Requirements:
Repeat the listing that follows, character for character, minus the pictures.

Recorded information:
··········

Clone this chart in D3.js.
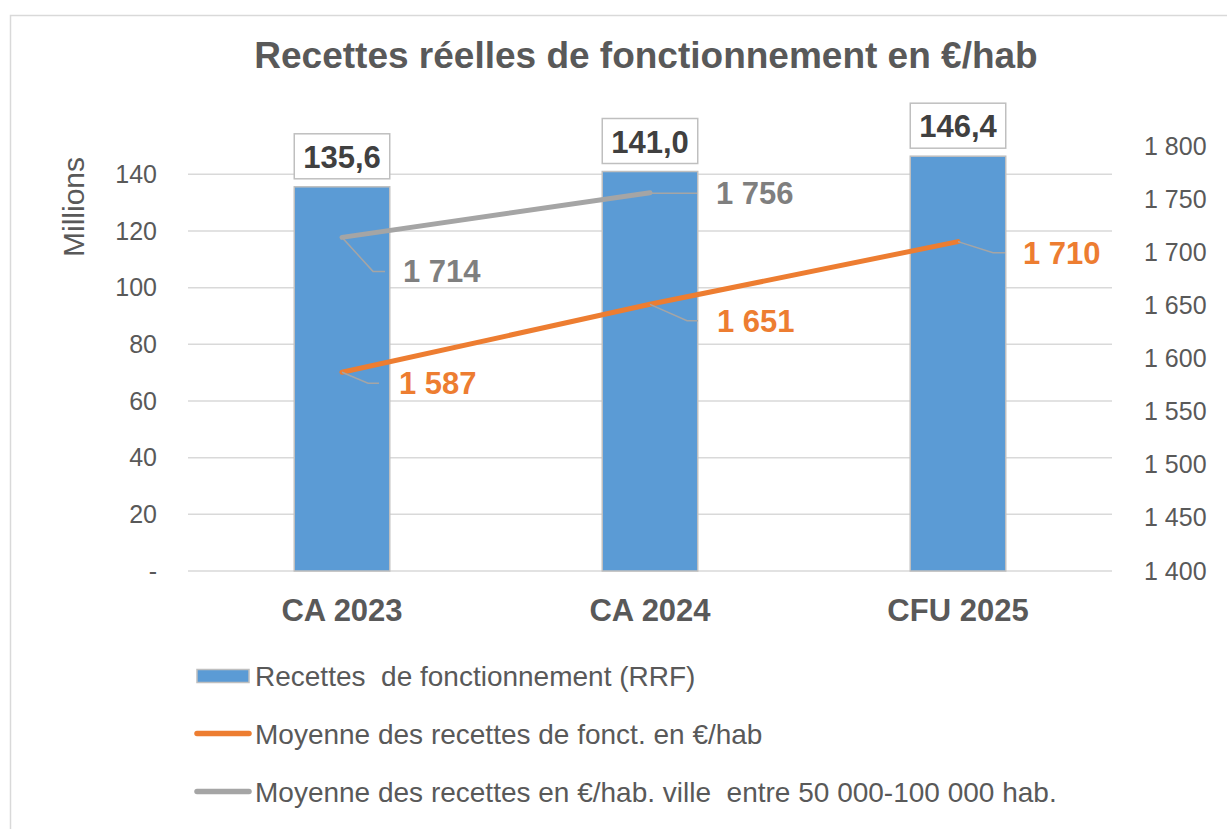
<!DOCTYPE html>
<html><head><meta charset="utf-8">
<script src="https://cdn.jsdelivr.net/npm/d3@7"></script>
<style>body{margin:0;background:#fff;} text{font-family:"Liberation Sans",Arial,sans-serif;}</style>
</head><body>
<svg id="c" width="1227" height="829"></svg>
<script>
const categories = ["CA 2023", "CA 2024", "CFU 2025"];
const rrf = [135.6, 141.0, 146.4];
const rrfLabels = ["135,6", "141,0", "146,4"];
const moyenne = [1587, 1651, 1710];
const moyenneVille = [1714, 1756];
const leftTicks = [0, 20, 40, 60, 80, 100, 120, 140];
const rightTicks = [1400, 1450, 1500, 1550, 1600, 1650, 1700, 1750, 1800];
const legendLabels = ["Recettes  de fonctionnement (RRF)", "Moyenne des recettes de fonct. en €/hab", "Moyenne des recettes en €/hab. ville  entre 50 000-100 000 hab."];
const title = "Recettes réelles de fonctionnement en €/hab";

const svg = d3.select("#c");
const plot = {l: 188, r: 1112, t: 146, b: 571};
const fmt = v => d3.format(",")(v).replace(/,/g, " ");
const FF = "Liberation Sans, Arial, sans-serif";

// outer frame
svg.append("rect").attr("x", 10.5).attr("y", 15.5).attr("width", 1230).attr("height", 830)
  .attr("fill", "#fff").attr("stroke", "#d9d9d9").attr("stroke-width", 1.5);

svg.append("text").attr("x", 646).attr("y", 68).attr("text-anchor", "middle")
  .attr("font-size", 37).attr("font-weight", "bold").attr("fill", "#595959").text(title);

const x = d3.scaleBand().domain(categories).range([plot.l, plot.r]).paddingInner(0.69).paddingOuter(0.345);
const yL = d3.scaleLinear().domain([0, 150]).range([plot.b, plot.t]);
const yR = d3.scaleLinear().domain([1400, 1800]).range([plot.b, plot.t]);

// gridlines
svg.append("g").selectAll("line").data(leftTicks).join("line")
  .attr("x1", plot.l).attr("x2", plot.r).attr("y1", d => yL(d)).attr("y2", d => yL(d))
  .attr("stroke", "#d9d9d9").attr("stroke-width", 1.5);

// left axis
const axL = svg.append("g").attr("transform", `translate(${plot.l},0)`)
  .call(d3.axisLeft(yL).tickValues(leftTicks).tickSize(0).tickPadding(31).tickFormat(d => d === 0 ? "-" : d));
axL.select(".domain").remove();
axL.selectAll("text").attr("font-size", 25).attr("fill", "#595959").attr("font-family", FF);

// right axis
const axR = svg.append("g").attr("transform", `translate(${plot.r},0)`)
  .call(d3.axisRight(yR).tickValues(rightTicks).tickSize(0).tickPadding(32).tickFormat(fmt));
axR.select(".domain").remove();
axR.selectAll("text").attr("font-size", 25).attr("fill", "#595959").attr("font-family", FF);

// y title
svg.append("text").attr("transform", "translate(84,207) rotate(-90)").attr("text-anchor", "middle")
  .attr("font-size", 30).attr("fill", "#595959").text("Millions");

// bars
svg.append("g").selectAll("rect").data(rrf).join("rect")
  .attr("x", (d, i) => x(categories[i])).attr("width", x.bandwidth())
  .attr("y", d => yL(d)).attr("height", d => plot.b - yL(d))
  .attr("fill", "#5b9bd5").attr("stroke", "#bfbfbf").attr("stroke-width", 1.5);

// bar labels
const bl = svg.append("g").selectAll("g").data(rrf).join("g");
bl.append("rect").attr("x", (d, i) => x(categories[i])).attr("width", x.bandwidth())
  .attr("y", d => yL(d) - 53).attr("height", 45)
  .attr("fill", "#fff").attr("stroke", "#bfbfbf").attr("stroke-width", 1.5);
bl.append("text").attr("x", (d, i) => x(categories[i]) + x.bandwidth() / 2).attr("y", d => yL(d) - 19)
  .attr("text-anchor", "middle").attr("font-size", 31).attr("font-weight", "bold").attr("fill", "#404040")
  .text((d, i) => rrfLabels[i]);

// category labels
svg.append("g").selectAll("text").data(categories).join("text")
  .attr("x", d => x(d) + x.bandwidth() / 2).attr("y", 621).attr("text-anchor", "middle")
  .attr("font-size", 31).attr("font-weight", "bold").attr("fill", "#595959").text(d => d);

const cx = i => x(categories[i]) + x.bandwidth() / 2;
const line = d3.line().x((d, i) => cx(i)).y(d => yR(d));

svg.append("path").datum(moyenneVille).attr("d", line).attr("fill", "none")
  .attr("stroke", "#a5a5a5").attr("stroke-width", 5).attr("stroke-linecap", "round");
svg.append("path").datum(moyenne).attr("d", line).attr("fill", "none")
  .attr("stroke", "#ed7d31").attr("stroke-width", 5).attr("stroke-linecap", "round");

// line data labels with leader lines
function lineLabels(data, color, offsets) {
  const g = svg.append("g");
  data.forEach((d, i) => {
    const px = cx(i), py = yR(d);
    const o = offsets[i];
    const ex = px + o.dx, ey = py + o.dy;
    g.append("polyline").attr("points", `${px},${py} ${ex - o.h},${ey} ${ex},${ey}`)
      .attr("fill", "none").attr("stroke", "#a5a5a5").attr("stroke-width", 1.5);
    g.append("text").attr("x", ex + o.tx).attr("y", ey + 11).attr("font-size", 31).attr("font-weight", "bold")
      .attr("fill", color).text(fmt(d));
  });
}
lineLabels(moyenneVille, "#7f7f7f", [{dx: 43, dy: 34, h: 12, tx: 18}, {dx: 47, dy: 0.5, h: 45, tx: 19}]);
lineLabels(moyenne, "#ed7d31", [{dx: 37, dy: 11, h: 11, tx: 20}, {dx: 48, dy: 16.4, h: 11, tx: 19}, {dx: 47, dy: 11, h: 12, tx: 18}]);

// legend
const lg = svg.append("g");
const ly = [676, 733.5, 791.5];
lg.append("rect").attr("x", 197).attr("y", 669.5).attr("width", 52).attr("height", 13)
  .attr("fill", "#5b9bd5").attr("stroke", "#bfbfbf").attr("stroke-width", 1.5);
lg.append("line").attr("x1", 197).attr("x2", 249).attr("y1", ly[1]).attr("y2", ly[1])
  .attr("stroke", "#ed7d31").attr("stroke-width", 5.5).attr("stroke-linecap", "round");
lg.append("line").attr("x1", 197).attr("x2", 249).attr("y1", ly[2]).attr("y2", ly[2])
  .attr("stroke", "#a5a5a5").attr("stroke-width", 5.5).attr("stroke-linecap", "round");
lg.selectAll("text").data(legendLabels).join("text")
  .attr("x", 255).attr("y", (d, i) => ly[i] + 10).attr("font-size", 28).attr("fill", "#595959")
  .style("white-space", "pre").attr("xml:space", "preserve").text(d => d);
</script>
</body></html>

··········

Correct result:
Clone this chart in D3.js.
<!DOCTYPE html>
<html><head><meta charset="utf-8">
<script src="https://cdn.jsdelivr.net/npm/d3@7"></script>
<style>body{margin:0;background:#fff;} text{font-family:"Liberation Sans",Arial,sans-serif;}</style>
</head><body>
<svg id="c" width="1227" height="829"></svg>
<script>
const categories = ["CA 2023", "CA 2024", "CFU 2025"];
const rrf = [135.6, 141.0, 146.4];
const rrfLabels = ["135,6", "141,0", "146,4"];
const moyenne = [1587, 1651, 1710];
const moyenneVille = [1714, 1756];
const leftTicks = [0, 20, 40, 60, 80, 100, 120, 140];
const rightTicks = [1400, 1450, 1500, 1550, 1600, 1650, 1700, 1750, 1800];
const legendLabels = ["Recettes  de fonctionnement (RRF)", "Moyenne des recettes de fonct. en €/hab", "Moyenne des recettes en €/hab. ville  entre 50 000-100 000 hab."];
const title = "Recettes réelles de fonctionnement en €/hab";

const svg = d3.select("#c");
const plot = {l: 188, r: 1112, t: 146, b: 571};
const fmt = v => d3.format(",")(v).replace(/,/g, " ");
const FF = "Liberation Sans, Arial, sans-serif";

// outer frame
svg.append("rect").attr("x", 10.5).attr("y", 15.5).attr("width", 1230).attr("height", 830)
  .attr("fill", "#fff").attr("stroke", "#d9d9d9").attr("stroke-width", 1.5);

svg.append("text").attr("x", 646).attr("y", 68).attr("text-anchor", "middle")
  .attr("font-size", 37).attr("font-weight", "bold").attr("fill", "#595959").text(title);

const x = d3.scaleBand().domain(categories).range([plot.l, plot.r]).paddingInner(0.69).paddingOuter(0.345);
const yL = d3.scaleLinear().domain([0, 150]).range([plot.b, plot.t]);
const yR = d3.scaleLinear().domain([1400, 1800]).range([plot.b, plot.t]);

// gridlines
svg.append("g").selectAll("line").data(leftTicks).join("line")
  .attr("x1", plot.l).attr("x2", plot.r).attr("y1", d => yL(d)).attr("y2", d => yL(d))
  .attr("stroke", "#d9d9d9").attr("stroke-width", 1.5);

// left axis
const axL = svg.append("g").attr("transform", `translate(${plot.l},0)`)
  .call(d3.axisLeft(yL).tickValues(leftTicks).tickSize(0).tickPadding(31).tickFormat(d => d === 0 ? "-" : d));
axL.select(".domain").remove();
axL.selectAll("text").attr("font-size", 25).attr("fill", "#595959").attr("font-family", FF);

// right axis
const axR = svg.append("g").attr("transform", `translate(${plot.r},0)`)
  .call(d3.axisRight(yR).tickValues(rightTicks).tickSize(0).tickPadding(32).tickFormat(fmt));
axR.select(".domain").remove();
axR.selectAll("text").attr("font-size", 25).attr("fill", "#595959").attr("font-family", FF);

// y title
svg.append("text").attr("transform", "translate(84,207) rotate(-90)").attr("text-anchor", "middle")
  .attr("font-size", 30).attr("fill", "#595959").text("Millions");

// bars
svg.append("g").selectAll("rect").data(rrf).join("rect")
  .attr("x", (d, i) => x(categories[i])).attr("width", x.bandwidth())
  .attr("y", d => yL(d)).attr("height", d => plot.b - yL(d))
  .attr("fill", "#5b9bd5").attr("stroke", "#bfbfbf").attr("stroke-width", 1.5);

// bar labels
const bl = svg.append("g").selectAll("g").data(rrf).join("g");
bl.append("rect").attr("x", (d, i) => x(categories[i])).attr("width", x.bandwidth())
  .attr("y", d => yL(d) - 53).attr("height", 45)
  .attr("fill", "#fff").attr("stroke", "#bfbfbf").attr("stroke-width", 1.5);
bl.append("text").attr("x", (d, i) => x(categories[i]) + x.bandwidth() / 2).attr("y", d => yL(d) - 19)
  .attr("text-anchor", "middle").attr("font-size", 31).attr("font-weight", "bold").attr("fill", "#404040")
  .text((d, i) => rrfLabels[i]);

// category labels
svg.append("g").selectAll("text").data(categories).join("text")
  .attr("x", d => x(d) + x.bandwidth() / 2).attr("y", 621).attr("text-anchor", "middle")
  .attr("font-size", 31).attr("font-weight", "bold").attr("fill", "#595959").text(d => d);

const cx = i => x(categories[i]) + x.bandwidth() / 2;
const line = d3.line().x((d, i) => cx(i)).y(d => yR(d));

svg.append("path").datum(moyenneVille).attr("d", line).attr("fill", "none")
  .attr("stroke", "#a5a5a5").attr("stroke-width", 5).attr("stroke-linecap", "round");
svg.append("path").datum(moyenne).attr("d", line).attr("fill", "none")
  .attr("stroke", "#ed7d31").attr("stroke-width", 5).attr("stroke-linecap", "round");

// line data labels with leader lines
function lineLabels(data, color, offsets) {
  const g = svg.append("g");
  data.forEach((d, i) => {
    const px = cx(i), py = yR(d);
    const o = offsets[i];
    const ex = px + o.dx, ey = py + o.dy;
    g.append("polyline").attr("points", `${px},${py} ${ex - o.h},${ey} ${ex},${ey}`)
      .attr("fill", "none").attr("stroke", "#a5a5a5").attr("stroke-width", 1.5);
    g.append("text").attr("x", ex + o.tx).attr("y", ey + 11).attr("font-size", 31).attr("font-weight", "bold")
      .attr("fill", color).text(fmt(d));
  });
}
lineLabels(moyenneVille, "#7f7f7f", [{dx: 43, dy: 34, h: 12, tx: 18}, {dx: 47, dy: 0.5, h: 45, tx: 19}]);
lineLabels(moyenne, "#ed7d31", [{dx: 37, dy: 11, h: 11, tx: 20}, {dx: 48, dy: 16.4, h: 11, tx: 19}, {dx: 47, dy: 11, h: 12, tx: 18}]);

// legend
const lg = svg.append("g");
const ly = [676, 733.5, 791.5];
lg.append("rect").attr("x", 197).attr("y", 669.5).attr("width", 52).attr("height", 13)
  .attr("fill", "#5b9bd5").attr("stroke", "#bfbfbf").attr("stroke-width", 1.5);
lg.append("line").attr("x1", 197).attr("x2", 249).attr("y1", ly[1]).attr("y2", ly[1])
  .attr("stroke", "#ed7d31").attr("stroke-width", 5.5).attr("stroke-linecap", "round");
lg.append("line").attr("x1", 197).attr("x2", 249).attr("y1", ly[2]).attr("y2", ly[2])
  .attr("stroke", "#a5a5a5").attr("stroke-width", 5.5).attr("stroke-linecap", "round");
lg.selectAll("text").data(legendLabels).join("text")
  .attr("x", 255).attr("y", (d, i) => ly[i] + 10).attr("font-size", 28).attr("fill", "#595959")
  .style("white-space", "pre").attr("xml:space", "preserve").text(d => d);
</script>
</body></html>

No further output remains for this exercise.